I have to digest an XML file that arrived with a UTF-8-BOM encoding. When I am outside of Rhino - using standard Python at a command prompt - I can open the file using this command:
FileHandle = open(Filename,"r", encoding='utf-8')
When I try the same command in Rhino it responds with the following error:
Message: open() got an unexpected keyword argument ‘encoding’
On the left side panel of the Python editor, if I click on <Python>, open it shows that the encoding parameter is not allowed. Although, at the very the bottom of the editor it provides a helpful link “more help on open can be found at:” which opens a web page showing the encoding parameter.
What is the story with the missing parameter? Is there a workaround for this?
This does load and creates a System.Xml.XmlDocument object. ElementTree and some other modules also open it without problems.

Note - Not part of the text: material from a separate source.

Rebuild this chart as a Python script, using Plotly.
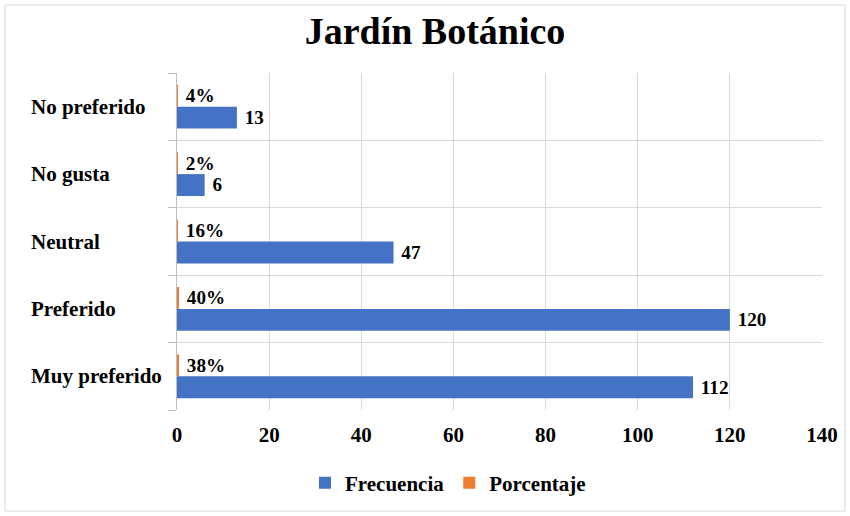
import plotly.graph_objects as go

categories = ["Muy preferido", "Preferido", "Neutral", "No gusta", "No preferido"]
frecuencia = [112, 120, 47, 6, 13]
porcentaje = [0.38, 0.40, 0.16, 0.02, 0.04]
x_ticks = [0, 20, 40, 60, 80, 100, 120, 140]

positions = list(range(len(categories)))
FONT = "Liberation Serif"
W, H = 850, 516
ML, MR, MT, MB = 177, 28, 73, 106
PW, PH = W - ML - MR, H - MT - MB

fig = go.Figure()
fig.add_trace(go.Bar(
    name="<b>Frecuencia</b>", y=positions, x=frecuencia, orientation="h",
    marker=dict(color="#4472C4", line=dict(width=0)),
    texttemplate="&nbsp;<b>%{x}</b>", textposition="outside",
    textfont=dict(family=FONT, size=21, color="#000000"),
    cliponaxis=False,
))
fig.add_trace(go.Bar(
    name="<b>Porcentaje</b>", y=positions, x=porcentaje, orientation="h",
    marker=dict(color="#ED7D31", line=dict(width=0)),
    texttemplate="&nbsp;<b>%{x:.0%}</b>", textposition="outside",
    textfont=dict(family=FONT, size=21, color="#000000"),
    cliponaxis=False,
))

fig.update_layout(
    width=W, height=H,
    paper_bgcolor="white", plot_bgcolor="white",
    margin=dict(l=ML, r=MR, t=MT, b=MB, autoexpand=False),
    barmode="group", bargap=0.35, bargroupgap=0.0,
    title=dict(text="<b>Jardín Botánico</b>", x=435 / W, xanchor="center",
               y=1 - 31 / H, yanchor="middle",
               font=dict(family=FONT, size=38, color="#000000")),
    font=dict(family=FONT, color="#000000"),
    legend=dict(orientation="h", x=(448 - ML) / PW, xanchor="center",
                y=-(483 - (H - MB)) / PH, yanchor="middle",
                font=dict(family=FONT, size=21, color="#000000"),
                traceorder="normal", itemwidth=30),
    showlegend=True,
    xaxis=dict(range=[0, 140], tickvals=x_ticks,
               ticktext=[f"<b>{v}</b>" for v in x_ticks],
               showgrid=True, gridcolor="#D9D9D9", gridwidth=1,
               zeroline=False, showline=False, ticks="", automargin=False,
               tickfont=dict(family=FONT, size=21, color="#000000"),
               ticklabelstandoff=10),
    yaxis=dict(range=[-0.5, 4.5], tickvals=positions, showticklabels=False,
               showgrid=False, zeroline=False, automargin=False,
               showline=True, linecolor="#BFBFBF", linewidth=1, ticks="",
               minor=dict(tick0=-0.5, dtick=1, showgrid=True,
                          gridcolor="#D9D9D9", gridwidth=1,
                          ticks="outside", ticklen=8, tickcolor="#BFBFBF")),
)

for pos, cat in zip(positions, categories):
    fig.add_annotation(text=f"<b>{cat}</b>", xref="paper", yref="y",
                       x=(29 - ML) / PW, y=pos, xanchor="left", yanchor="middle",
                       showarrow=False,
                       font=dict(family=FONT, size=21, color="#000000"))

fig.add_shape(type="rect", xref="paper", yref="paper",
              x0=(5 - ML) / PW, x1=(845 - ML) / PW,
              y0=-(511 - (H - MB)) / PH, y1=1 + (MT - 5) / PH,
              line=dict(color="#D9D9D9", width=1), fillcolor="rgba(0,0,0,0)",
              layer="below")

fig.write_html("out.html", config={"displayModeBar": False},
               post_script="document.body.style.margin='0';document.body.style.padding='0';")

Originally, I wanted to use the xmltodict module which requires opening the file first. Instead, I just wrote a function to do the XML to dictionary conversion myself. It uses ElementTree, so I skirted the issue.
Still, it seems to be an issue that the open function doesn’t support the standard parameters. It could make life difficult for somebody someday.
Hi Henry,
It’s definitely possible, you just need to use the old school Python 2 method of opening the file in bytes mode, and decoding the bytes manually (note this dumps it all into one variable which will break if the file is bigger than available memory. If you know something about the encoding, you can work out which particular byte or ascii character invariant under the encoding (e.g. new lines or null bytes) to split the file on):
with open(Filename,'rb') as f:
bytes_ = f.read()
str_ = bytes_.decode(encoding = 'utf8')
If the Xml library needs it as a file object or stream you can do:
import io
io.StringIo(str_)
In CPython 2.7 you should be aware of str is bytes (i.e. ascii only) and unicode (plus unicode literals and even bytes literals for future proofing). As opposed to Python 3 where str is not bytes (and str supports unicode code points independent of encoding). Luckily in IronPython (and hence Rhino) str is a .Net System.String (which is actually UTF-16 encoded internally, but that’s an implementation detail that needn’t concern you). Most other operations can then be done in IronPython much like in Python 3.
This is a great solution. I hope that anyone looking on the forum for encoding problems finds your post and sample code. That would have solved my problem and saved some time.